Bayreuth Festspiäelhaus 2016

All Wagner pilgrimages eventually must  lead to Bayreuth. And If you only see one opera there, let it be Parsifal. After all , Parsifal is the only work that Wagner actually composed specifically with his Festspielhaus in mind. This was his, and it became all his fans’,  temple. Never before had a composer been able to manipulate his own sound so directly. He also controlled the performance rights for Parsifal by granting them exclusively to his own opera house, for 30 years. It worked for 20 years, but then the Metropolitan Opera in New York staged an illegal performance and the Wagners lost control of their ‘Holy Grail’.

The original Holy Grail
The original Holy Grail  is now kept under glass in Wahnfried

In Bayreuth you are bound to overhear conversations, like I did, about how much better productions, singers and/or conductors were 20,  40, years ago. There is no denying that there have been some great singers in the past that have never really been equaled. I would also agree that many voices that are in demand today aren’t as distinct as they used to be. The popularity of  live opera broadcasts in cinemas  is very positive,but the close-ups that are a necessary part of the TV-medium have made the audience focus much more on physical aspects of the singers. Some people now expect them to look like film stars. But it is not all bad and some things have improved enormously.  Today most musicians (including singers)  are technically much better than their colleagues were 30 years ago. That is simply a fact, confirmed to me by the eminent Maestro Hartmut Haenchen (73) who conducts the new production of Parsifal at Bayreuth. And nowadays there are many more musicians  that can make a living out of opera and classical music in general.

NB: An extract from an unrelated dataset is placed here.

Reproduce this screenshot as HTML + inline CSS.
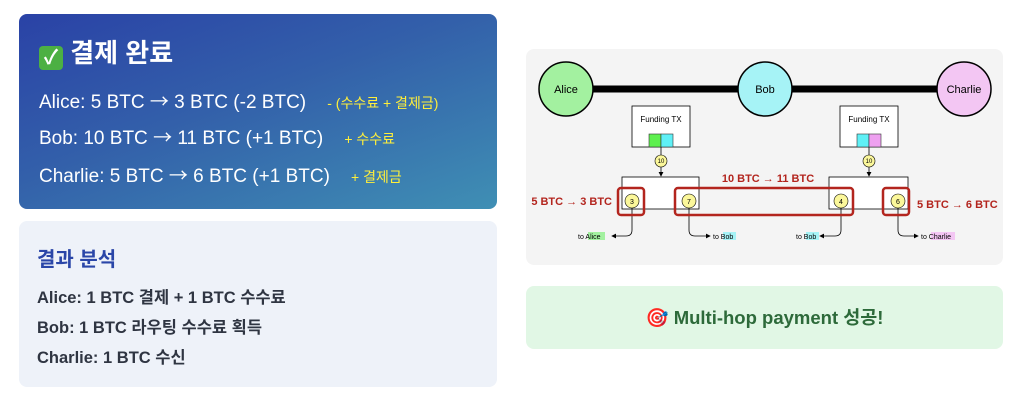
<!DOCTYPE html>
<html><head><meta charset="utf-8"><style>
body{margin:0;width:1034px;height:414px;background:#fff;font-family:"Liberation Sans","Noto Sans CJK KR",sans-serif;position:relative;overflow:hidden}
.a{position:absolute}
.c1{left:19px;top:14px;width:478px;height:195px;border-radius:8px;background:linear-gradient(160deg,#2a42a6 0%,#3360aa 45%,#3f8fb4 100%);color:#fff}
.c2{left:19px;top:221px;width:478px;height:166px;border-radius:8px;background:#eef2f9}
.y{color:#ffef3a;font-size:14px;font-weight:normal}
.ln{position:absolute;left:20px;font-size:19px;white-space:nowrap}
.ln b{font-family:"Noto Sans CJK KR",sans-serif;font-weight:normal}
.bl{position:absolute;left:18px;font-size:16.5px;font-weight:bold;color:#2f3542}
</style></head><body>
<div class="a c1">
 <div class="a" style="left:20px;top:19px;font-size:26px;font-weight:bold"><span style="display:inline-block;width:24px;height:24px;background:#4cb043;border-radius:4px;color:#fff;text-align:center;line-height:24px;font-size:20px;vertical-align:-2px">✓</span> 결제 완료</div>
 <div class="ln" style="top:73px">Alice: 5 BTC <b>→</b> 3 BTC (-2 BTC) &nbsp;&nbsp; <span class="y">- (수수료 + 결제금)</span></div>
 <div class="ln" style="top:109px">Bob: 10 BTC <b>→</b> 11 BTC (+1 BTC) &nbsp;&nbsp; <span class="y">+ 수수료</span></div>
 <div class="ln" style="top:147px">Charlie: 5 BTC <b>→</b> 6 BTC (+1 BTC) &nbsp;&nbsp; <span class="y">+ 결제금</span></div>
</div>
<div class="a c2">
 <div class="a" style="left:18px;top:22px;font-size:20px;font-weight:bold;color:#2a46a8">결과 분석</div>
 <div class="bl" style="top:63px">Alice: 1 BTC 결제 + 1 BTC 수수료</div>
 <div class="bl" style="top:93px">Bob: 1 BTC 라우팅 수수료 획득</div>
 <div class="bl" style="top:123px">Charlie: 1 BTC 수신</div>
</div>
<div class="a" style="left:526px;top:49px;width:477px;height:216px;border-radius:8px;background:#f4f4f4"></div>
<svg class="a" style="left:0;top:0" width="1034" height="414" font-family="Liberation Sans, sans-serif">
<defs><marker id="m" markerWidth="6" markerHeight="6" refX="5" refY="3" orient="auto"><path d="M0,0L6,3L0,6z" fill="#000"/></marker></defs>
<line x1="566" y1="89" x2="964" y2="89" stroke="#000" stroke-width="7"/>
<circle cx="566" cy="89" r="27" fill="#a3f1a0" stroke="#000" stroke-width="1.5"/>
<circle cx="765" cy="89" r="27" fill="#a6f3f6" stroke="#000" stroke-width="1.5"/>
<circle cx="964" cy="89" r="27" fill="#f3c6f3" stroke="#000" stroke-width="1.5"/>
<g font-size="11" text-anchor="middle"><text x="566" y="93">Alice</text><text x="765" y="93">Bob</text><text x="964" y="93">Charlie</text></g>
<rect x="632" y="106" width="58" height="41" fill="#fff" stroke="#000" stroke-width=".8"/>
<rect x="840" y="106" width="58" height="41" fill="#fff" stroke="#000" stroke-width=".8"/>
<g font-size="8" text-anchor="middle"><text x="661" y="122">Funding TX</text><text x="869" y="122">Funding TX</text></g>
<rect x="649" y="134" width="12" height="13" fill="#5ef04f" stroke="#333" stroke-width=".6"/><rect x="661" y="134" width="12" height="13" fill="#5ff0f6" stroke="#333" stroke-width=".6"/>
<rect x="857" y="134" width="12" height="13" fill="#5ff0f6" stroke="#333" stroke-width=".6"/><rect x="869" y="134" width="12" height="13" fill="#eea0f0" stroke="#333" stroke-width=".6"/>
<line x1="661" y1="147" x2="661" y2="176" stroke="#000" stroke-width=".8" marker-end="url(#m)"/>
<line x1="869" y1="147" x2="869" y2="176" stroke="#000" stroke-width=".8" marker-end="url(#m)"/>
<g font-size="6" text-anchor="middle"><circle cx="661" cy="161" r="6" fill="#fbf79a" stroke="#000" stroke-width=".6"/><text x="661" y="163">10</text>
<circle cx="869" cy="161" r="6" fill="#fbf79a" stroke="#000" stroke-width=".6"/><text x="869" y="163">10</text></g>
<rect x="622" y="177" width="77" height="32" fill="#fff" stroke="#000" stroke-width=".8"/>
<rect x="829" y="177" width="79" height="32" fill="#fff" stroke="#000" stroke-width=".8"/>
<g fill="none" stroke="#000" stroke-width=".8">
<path d="M632,207V230q0,6 -6,6H612" marker-end="url(#m)"/>
<path d="M689,207V230q0,6 6,6H710" marker-end="url(#m)"/>
<path d="M841,207V230q0,6 -6,6H820" marker-end="url(#m)"/>
<path d="M898,207V230q0,6 6,6H918" marker-end="url(#m)"/>
</g>
<g font-size="7" text-anchor="middle">
<circle cx="632" cy="201" r="7" fill="#fbf79a" stroke="#000" stroke-width=".6"/><text x="632" y="204">3</text>
<circle cx="689" cy="201" r="7" fill="#fbf79a" stroke="#000" stroke-width=".6"/><text x="689" y="204">7</text>
<circle cx="841" cy="201" r="7" fill="#fbf79a" stroke="#000" stroke-width=".6"/><text x="841" y="204">4</text>
<circle cx="898" cy="201" r="7" fill="#fbf79a" stroke="#000" stroke-width=".6"/><text x="898" y="204">6</text>
</g>
<g fill="none" stroke="#b3251e" stroke-width="2.5">
<rect x="618" y="188" width="26" height="27" rx="3"/><rect x="675" y="188" width="178" height="27" rx="3"/><rect x="883" y="188" width="26" height="27" rx="3"/>
</g>
<g font-size="11" font-weight="bold" fill="#b3251e">
<text x="612" y="205" text-anchor="end">5 BTC → 3 BTC</text>
<text x="768" y="182" text-anchor="middle">10 BTC → 11 BTC</text>
<text x="917" y="208">5 BTC → 6 BTC</text>
</g>
<g font-size="7">
<rect x="588" y="232" width="17" height="8" fill="#a3f1a0"/><text x="578" y="239">to Alice</text>
<rect x="723" y="232" width="13" height="8" fill="#a6f3f6"/><text x="713" y="239">to Bob</text>
<rect x="806" y="232" width="13" height="8" fill="#a6f3f6"/><text x="796" y="239">to Bob</text>
<rect x="931" y="232" width="24" height="8" fill="#f3c6f3"/><text x="921" y="239">to Charlie</text>
</g>
</svg>
<div class="a" style="left:526px;top:286px;width:477px;height:63px;border-radius:8px;background:#e1f7e5;text-align:center;line-height:63px;font-size:18.5px;font-weight:bold;color:#2d6a3a">🎯 Multi-hop payment 성공!</div>
</body></html>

This was my first visit to Bayreuth and I was quite aware of a recurring question: are the annual Bayreuther Festspiele still relevant today? I had a chance to ask the American heldentenor Stephen Gould’s view on this. Some of his most successful roles have been Siegmund in Die Walküre, Siegfried in teh Ring Cycle and Tannhäuser. He is currently singing Tristan in Bayreuth (see review in a previous blog). This is his 7th season in the North Bavarian town.

“I have heard so much criticism of the relevance of Bayreuth, especially in the last few years. I can’t over emphasize how singing here is truly the epitome of what is possible in Wagner. He built this house specifically to create the sound that he wanted. The orchestra is not a muted sound. It is an homogenous sound that seems to come from everywhere. You can’t duplicate this in any other opera house. It is for that reason that almost never the orchestra crowds out the singers. When you are standing on stage you sometimes think you are because we get the full Klang (sound) that comes our way. Then you have the tradition here, both positive and negative. It is positive in the sense that when a young singer or even an established singer comes here you really fine tune your style. There is a whole history of it here and Bayreuth still has the best coaches, the best people.”

The German conductor Hartmut Haenchen is surprisingly unknown in his home country. He has conducted at most of the great opera houses in the world and during his tenure at De Nederlandse Opera he was together with Pierre Audi largely responsible for turning it into one of Europe’s most interesting  companies. He is without a doubt one of the lesser known but great Wagner conductors. Haenchen proudly tells me that he has conducted 32 complete Ring cycles and this is his 9th Parsifal! He did receive an invitation to conduct at Bayreuth back in the days when Wolfgang Wagner was in charge, but the East German Stasi (Haenchen is originally from Dresden ) and the cultural commissars deliberately didn’t pass on the invitation.

Spoiler warning! There is nudity in Parsifal.

Haenchen’s debut in Bayreuth came after Andris Nelsons cancelled his contract and left 3 1/2 weeks before a  brand new production of Parsfal was due to open. Haenchen stepped in with less than 3 weeks to go.

” I had two orchestra rehearsals and some stage rehearsals; two for the first act, one each for acts two and three. Then there was a main rehearsal and a dres rehearsal. But in between  there was time  to day and night  work with the singers, the Flower Maidens and  the chorus. I rehearsed a lot after the General”, Haenchen told me.